▶ [Direction]
Write out all the lines again, precisely as they stand, but without the images.

▶ [Source data]

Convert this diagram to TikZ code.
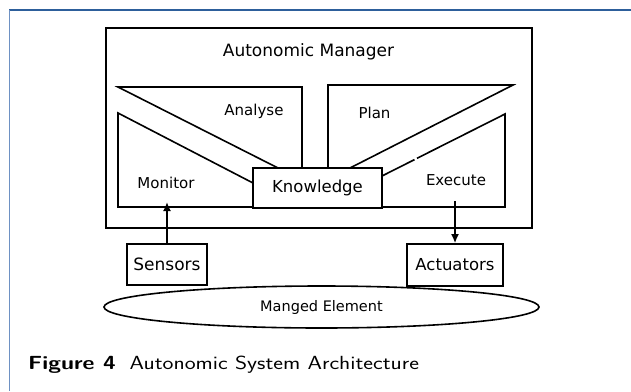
\documentclass[tikz,border=0pt]{standalone}
\usepackage{fontspec}
\usepackage{graphicx}
\newfontfamily\diagfont{DejaVu Sans}
\usetikzlibrary{arrows.meta,shapes.geometric}
\definecolor{framedark}{RGB}{45,95,155}
\definecolor{framelight}{RGB}{110,145,195}

\tikzset{
  part/.style={line width=1.6pt},
  box/.style={draw, line width=1.6pt, fill=white, inner sep=0pt},
  label/.style={font=\diagfont\fontsize{15}{18}\selectfont, anchor=base, inner sep=0pt},
  flow/.style={line width=2.5pt, -{Latex[length=9pt,width=8pt]}}
}

\begin{document}
\begin{tikzpicture}[x=1pt,y=-1pt]
    \useasboundingbox (0,0) rectangle (631,391);

    % Draw the page frame
    \draw[framedark, line width=1.6pt] (9,10) -- (631,10);
    \draw[framelight, line width=1pt] (9,10) -- (9,391);

    % Draw the manager box and its title
    \draw[part] (106,28) rectangle (532,228);
    \node[label, font=\diagfont\fontsize{17}{20}\selectfont] (title) at (308.5,56) {Autonomic Manager};

    % Draw the analyse part
    \draw[part] (278,168) -- (118,87) -- (302,87) -- (302,168);
    \node[label] (analyse) at (254,115) {Analyse};

    % Draw the monitor part
    \draw[part] (253,183) -- (118,113) -- (118,207) -- (253,207);
    \node[label] (monitor) at (166,188) {Monitor};

    % Draw the plan part
    \draw[part] (350,168) -- (513,85) -- (328,85) -- (328,168);
    \node[label] (plan) at (374.5,118) {Plan};

    % Draw the execute part, its line has a small break
    \draw[part] (382,176) -- (414.5,159.6);
    \draw[part] (417,158.3) -- (505,114) -- (505,207) -- (382,207);
    \node[label] (execute) at (456,185.5) {Execute};

    % Draw the knowledge box on top
    \node[box, minimum width=129pt, minimum height=40pt,
          font=\diagfont\fontsize{16.5}{20}\selectfont] (knowledge) at (317.5,188) {Knowledge};

    % Draw the sensors and actuators
    \node[box, minimum width=80pt, minimum height=41pt,
          font=\diagfont\fontsize{17}{20}\selectfont] (sensors) at (167,264.5) {Sensors};
    \node[box, minimum width=96pt, minimum height=42pt,
          font=\diagfont\fontsize{16.5}{20}\selectfont] (actuators) at (455,265) {Actuators};

    % Draw the managed element
    \node[draw, ellipse, line width=1.6pt, inner sep=0pt, minimum width=435pt, minimum height=42pt,
          font=\diagfont\fontsize{14.5}{18}\selectfont] (element) at (321.5,307) {Manged Element};

    % Draw the two arrows
    \coordinate (monitorin) at (167,202);
    \coordinate (executeout) at (455,201);
    \draw[flow] (sensors.north) -- (monitorin);
    \draw[flow] (executeout) -- (actuators.north);

    % Caption below
    \node[anchor=base west, inner sep=0pt, font=\sffamily\fontsize{19}{22}\selectfont] (caption) at (28,369)
        {\scalebox{1.22}[1]{\textbf{Figure 4}\hspace{0.6em}Autonomic System Architecture}};
\end{tikzpicture}
\end{document}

▶ [Solved problem]
Convert this diagram to TikZ code.
\documentclass[tikz,border=0pt]{standalone}
\usepackage{fontspec}
\usepackage{graphicx}
\newfontfamily\diagfont{DejaVu Sans}
\usetikzlibrary{arrows.meta,shapes.geometric}
\definecolor{framedark}{RGB}{45,95,155}
\definecolor{framelight}{RGB}{110,145,195}

\tikzset{
  part/.style={line width=1.6pt},
  box/.style={draw, line width=1.6pt, fill=white, inner sep=0pt},
  label/.style={font=\diagfont\fontsize{15}{18}\selectfont, anchor=base, inner sep=0pt},
  flow/.style={line width=2.5pt, -{Latex[length=9pt,width=8pt]}}
}

\begin{document}
\begin{tikzpicture}[x=1pt,y=-1pt]
    \useasboundingbox (0,0) rectangle (631,391);

    % Draw the page frame
    \draw[framedark, line width=1.6pt] (9,10) -- (631,10);
    \draw[framelight, line width=1pt] (9,10) -- (9,391);

    % Draw the manager box and its title
    \draw[part] (106,28) rectangle (532,228);
    \node[label, font=\diagfont\fontsize{17}{20}\selectfont] (title) at (308.5,56) {Autonomic Manager};

    % Draw the analyse part
    \draw[part] (278,168) -- (118,87) -- (302,87) -- (302,168);
    \node[label] (analyse) at (254,115) {Analyse};

    % Draw the monitor part
    \draw[part] (253,183) -- (118,113) -- (118,207) -- (253,207);
    \node[label] (monitor) at (166,188) {Monitor};

    % Draw the plan part
    \draw[part] (350,168) -- (513,85) -- (328,85) -- (328,168);
    \node[label] (plan) at (374.5,118) {Plan};

    % Draw the execute part, its line has a small break
    \draw[part] (382,176) -- (414.5,159.6);
    \draw[part] (417,158.3) -- (505,114) -- (505,207) -- (382,207);
    \node[label] (execute) at (456,185.5) {Execute};

    % Draw the knowledge box on top
    \node[box, minimum width=129pt, minimum height=40pt,
          font=\diagfont\fontsize{16.5}{20}\selectfont] (knowledge) at (317.5,188) {Knowledge};

    % Draw the sensors and actuators
    \node[box, minimum width=80pt, minimum height=41pt,
          font=\diagfont\fontsize{17}{20}\selectfont] (sensors) at (167,264.5) {Sensors};
    \node[box, minimum width=96pt, minimum height=42pt,
          font=\diagfont\fontsize{16.5}{20}\selectfont] (actuators) at (455,265) {Actuators};

    % Draw the managed element
    \node[draw, ellipse, line width=1.6pt, inner sep=0pt, minimum width=435pt, minimum height=42pt,
          font=\diagfont\fontsize{14.5}{18}\selectfont] (element) at (321.5,307) {Manged Element};

    % Draw the two arrows
    \coordinate (monitorin) at (167,202);
    \coordinate (executeout) at (455,201);
    \draw[flow] (sensors.north) -- (monitorin);
    \draw[flow] (executeout) -- (actuators.north);

    % Caption below
    \node[anchor=base west, inner sep=0pt, font=\sffamily\fontsize{19}{22}\selectfont] (caption) at (28,369)
        {\scalebox{1.22}[1]{\textbf{Figure 4}\hspace{0.6em}Autonomic System Architecture}};
\end{tikzpicture}
\end{document}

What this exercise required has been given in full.